Taken from goodreads.com

Now when I am finally 19 years old, I issued a Ruskin Bond book,’Rain In The Mountains-Notes From The Himalayas‘ from the library, read it silently and thoroughly enjoyed  it. My fears of the book being too kiddish for my tastes were dispelled just as I began reading the prologue. Moreover, I understood what that boy in my class meant when he said that Bond’s stories and language is simple.

I cannot think of any other word except-BEAUTIFUL-to describe this novella. Let me clarify that this isn’t really a storybook, but rather a collection of short stories, poems, journal notes, essays etc. that Bond penned. Thus it is not only beautiful but also very personal at the same time.

All the writings in this books magnify and vividly describe all things natural that surrounds Bond’s home in Mussoorie. All his experiences are a lengthy ode to the beauty of the Himalayas. Such is the power that when I used to read the book in the train, I would forget the city air, the rants, the loud talk and laughter of the women in the compartment and be transported to an ethereal place up in the Himalayas.
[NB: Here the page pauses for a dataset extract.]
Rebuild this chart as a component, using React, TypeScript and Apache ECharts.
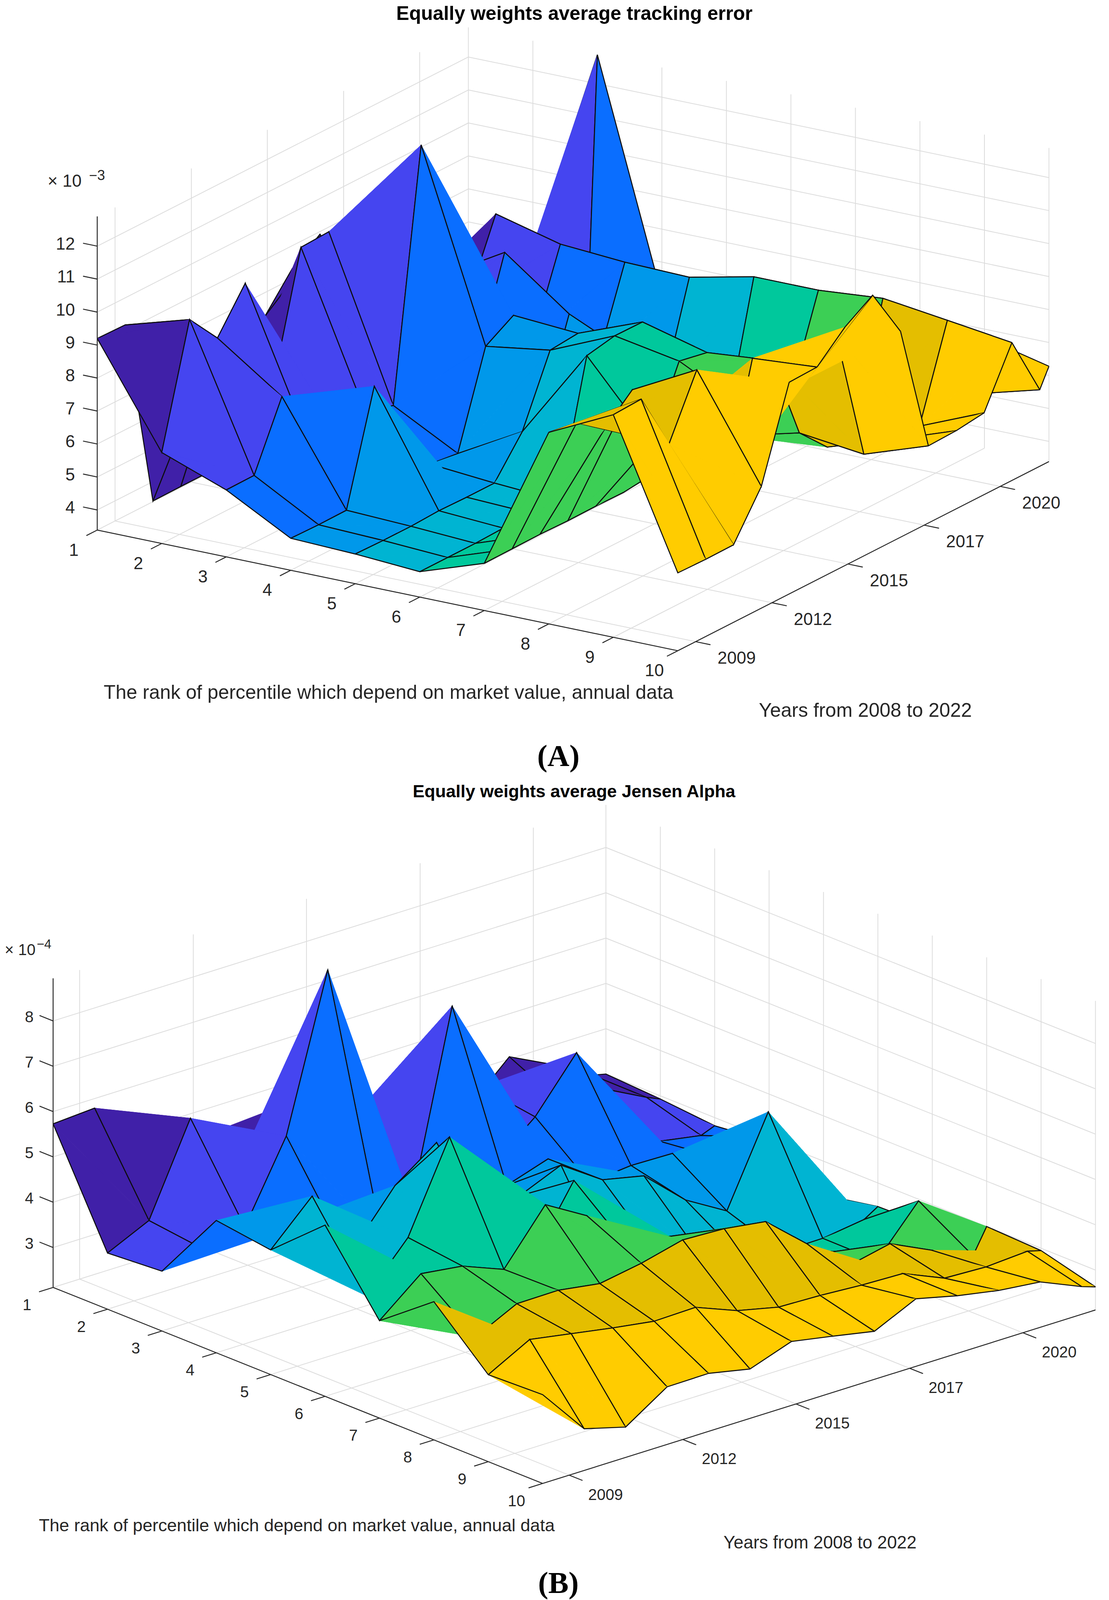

I would be going on trek on a glacier with Bond, admiring a whistling thrush, the majestic deodars, imagining fairies on Pari Tibba, meeting the villagers, meeting Prem and his family rather than traveling in a dusty, stinky, hot local train of Mumbai.

His writing style is very simplistic, his use of language and words is such that they are not only comprehensible to children and adults alike but also effortlessly convey Bond’s experiences and the mountain’s fresh air. They are not childish but far from it. His poems are not masterpieces, barely have a rhyme scheme but paint a vivid picture of nature in all its glory nonetheless.

His short stories, notes, articles etc. make us-urban people-come in touch with two things we don’t seem to revere: nature and people. All the writings in the book describe the supreme delight Bond feels by observing or sensing the simplest of all things. Like a ladybird, a walnut tree, the discovery of a new stream, a messy garden, the rains, an old lama,a school boy, a window, a postman,a sea shell, a bank manager, a praying mantis etc.-things we hardly stop to think about, things we do not take a pleasure in because we are too busy deriving pleasure from fickle, material things, like car, bike, jewelry etc.

The book thus rekindles a love for nature, of people. It creates a serenely happy feeling yet when Bond mentions that these gems of natural beauties are being destroyed, a sad, forlorn feeling creeps up. This book should be read by all heartless corporations, mining companies, government officials who fail to see the throbbing of life in nature, who will swiftly destroy all beautiful, natural wonders for their own selfish gains without realizing the damage they have done, the loss they have created.